Dear Tom and Ray:
I have a 2005 Honda Odyssey that needs new tires after only 32,000 miles, and a neighbor has the same issue. They are run-flat tires. My tire dealer says I cannot just buy new run-flat tires; I have to also replace the rims, and only the dealer can do it. The dealer agrees with the requirement of replacing the rims with the run-flats at a cost of $580 per tire/wheel combination. He says it's possible to just replace the tires, but he can't do it, and says I'd have to go to another dealer for that. Is this for real -- almost $2,400 for new tires? Can I just mount regular tires on my current run-flat rims, and tell the run-flat industry to run away?
TOM: Doesn't that frost your Fruit of the Looms, Mike? Actually, 32,000 miles is pretty good for a set of run-flats.
RAY: We're seeing a lot of run-flat sticker shock these days. When folks go in for their first set of replacement tires and find out that the tires themselves cost three times as much and last only half as long as conventional tires, they panic.
TOM: And do crazy things ... like write to us!
RAY: The high-end Touring edition of the Odyssey came with run-flat tires. And run-flats are expensive. They have additional supports in the sidewall that allow them to hold up the weight of the car, even when there's no air in them.
TOM: The rims (aka wheels) that hold the run-flat tires are specially designed, too. They have large lips. Like my Aunt Brunhilda.

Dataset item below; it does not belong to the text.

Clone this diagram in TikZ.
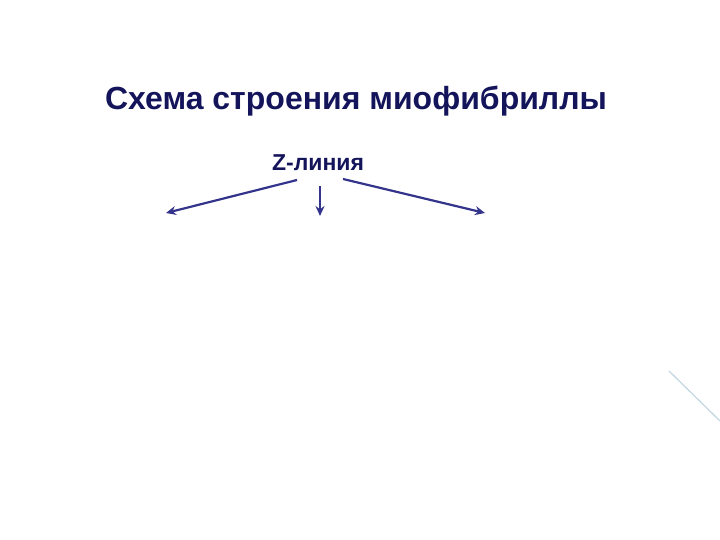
\documentclass[tikz,border=0pt]{standalone}
\usepackage{fontspec}
\setmainfont{Liberation Sans}
\usetikzlibrary{arrows.meta}
\definecolor{titlecol}{HTML}{14145A}
\definecolor{arrcol}{HTML}{34348C}
\definecolor{deco}{HTML}{C4D8E4}
\tikzset{
  px/.style={x=1pt,y=-1pt},
  titletext/.style={font=\bfseries\fontsize{32}{36}\selectfont, text=titlecol, inner sep=0pt},
  labeltext/.style={font=\bfseries\fontsize{23}{26}\selectfont, text=titlecol, inner sep=0pt},
  conn/.style={draw=arrcol, line width=2.2pt, -{Stealth[length=10pt,width=9pt]}},
}
\begin{document}
\begin{tikzpicture}[px]
\useasboundingbox (0,0) rectangle (720,540);
\node[titletext, anchor=base] (title) at (356,110) {Схема строения миофибриллы};
\node[labeltext, anchor=base] (zline) at (318,171) {Z-линия};
\coordinate (ls) at (297,180);
\coordinate (le) at (166,213);
\coordinate (ms) at (320,186);
\coordinate (me) at (320,216);
\coordinate (rs) at (343,179);
\coordinate (re) at (485,213);
\draw[conn] (ls) -- (le);
\draw[conn] (ms) -- (me);
\draw[conn] (rs) -- (re);
\coordinate (d1) at (669,371);
\coordinate (d2) at (720,421);
\draw[deco, line width=1.3pt] (d1) -- (d2);
\end{tikzpicture}
\end{document}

RAY: The lip, or "land," is the outside edge of the wheel, what the bead of the tire presses out against. The larger lip makes mounting any tire on that rim -- even the run-flats -- a challenge.
TOM: Some dealers can't even mount run-flats because they don't have the proper machine. Your dealer sounds like one of them. If you don't have the right equipment, you can cause the installer bodily injury and ruin the tire-pressure monitor that's built into the valve stem.
RAY: And you'd be well-advised to go elsewhere. The run-flat tires for your Odyssey sell for about $240 each. The extra labor involved in mounting them adds about $100 to the cost. But still, that's $340 a tire instead of $580.
TOM You could buy a whole new set of regular wheels, and put a regular set of tires on them. But that would get pretty expensive, too. Plus you'd have to buy a spare tire, and you'd lose your car's tire-pressure monitoring system, since it's designed for the run-flat rims.
RAY: So I'd say the best of the bad options is to find a dealer who can sell you just the new run-flat tires, and suck it up, Mike.